Version requirement:

Use the latest BrowserMan CLI unless the user explicitly asks for an older version.
Require browserman version 0.3.0 or newer for this skill's script commands.
If browserman script actions, browserman script describe, or browserman execution wait is missing, the installed CLI is stale. Upgrade before continuing:

npm install -g browserman-cli@latest
hash -r 2>/dev/null || true
browserman --version

Fallback if BrowserMan CLI is not globally available:

npx -y browserman-cli@latest setup
npx -y browserman-cli@latest doctor

If the user already has an approval code, the direct variation is:

npx -y browserman-cli@latest setup --code <bm_agreq_...>

BrowserMan stores delegated local config at:

~/.browserman/config.json

Treat that file as the local source of truth for:

serverUrl
token
tokenType
browserId
browserIds
browserScopeMode
capabilities

Preferred BrowserMan interface order

Use BrowserMan in this order:

BrowserMan CLI
Raw BrowserMan HTTP only if CLI is unavailable

Prefer commands like:

browserman browser list --json
browserman browser current --json
browserman browser ping --json
browserman page open --url https://example.com --json
browserman page read --json
browserman page click --ref 12 --json
browserman page type --text "hello" --json
browserman page press --key Enter --json
browserman page screenshot --out ./page.png --json
browserman script list --json
browserman script actions --platform x --json
browserman script describe --platform x --action search --json
browserman script run --platform x --action search --text "browserman" --json
browserman execution wait <executionId> --json

If BrowserMan is only available through npx in the current environment, use the package name with @latest before the subcommand, for example npx -y browserman-cli@latest setup or npx -y browserman-cli@latest script list --json.

Capability-scoped tokens

Delegated tokens can be scoped by capability.

Important capabilities:

observe — browser listing, status, ping, execution reads, page inspection
commands — navigate, click, type, press, run_script, low-level browser control
browserManagement — browser creation, update, delete, and other management operations

When a BrowserMan call returns 403:

do not assume the token is invalid
first suspect missing capability or browser out of scope
ask the user to re-approve in BrowserMan if needed

Required execution order

Always follow this order.

Step 0: Check the BrowserMan script catalog first

Before low-level browser control, discover scripts in small steps:

browserman script list --json
browserman script actions --platform <platform-id> --json
browserman script describe --platform <platform-id> --action <action> --json

Use canonical platform ids such as x, forem, amazon, taobao, zhihu, producthunt, or medium. Do not use domains as platform ids. Domains such as x.com, dev.to, or amazon.co.jp are aliases or runtime targets, not the --platform value.

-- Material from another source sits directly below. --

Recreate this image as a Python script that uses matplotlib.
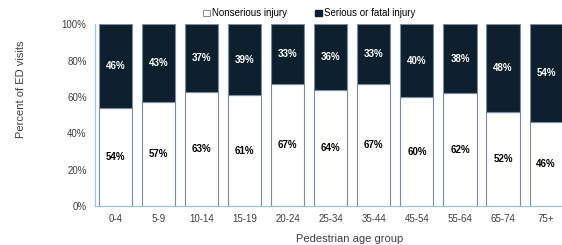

If a matching platform/action exists, prefer browserman script run.

Step 1: Confirm browser availability with ping

Before real work, verify the chosen browser is reachable:

browserman browser ping --json

If this returns offline or 503, the browser is not currently connected.

Step 2A: If a script matches, run it

Examples:

browserman script run --platform x --action search --text "browserman" --json
browserman script run --platform forem --base-url https://dev.to --action get_feed --json
browserman script run --platform amazon --marketplace jp --action search --query "keyboard" --json

If script run returns an executionId, verify completion before reporting success:

browserman execution wait <executionId> --json

Step 2B: If no script matches, use low-level page commands

Recommended low-level sequence:

browserman page open --url ... --json
browserman page read --json
browserman page click / browserman page type / browserman page press
browserman page read --json again after page changes
browserman page screenshot --out ./page.png --json or browserman page url --json to verify state

Destructive-action checklist

Before performing destructive or externally visible actions, confirm intent with the user.

Examples:

delete
purchase
submit
post
publish
send message
irreversible settings changes

Especially confirm before:

clicking destructive UI
running BrowserMan scripts that post, delete, or change account state
low-level form submission that causes side effects

What not to do

Do not:

ask the user for BrowserMan email/password in chat
tell the user to register through an API endpoint
tell the user to create a fallback key as the default onboarding path
assume every browser is in scope for the delegated token
assume every delegated token has commands
skip the script-catalog check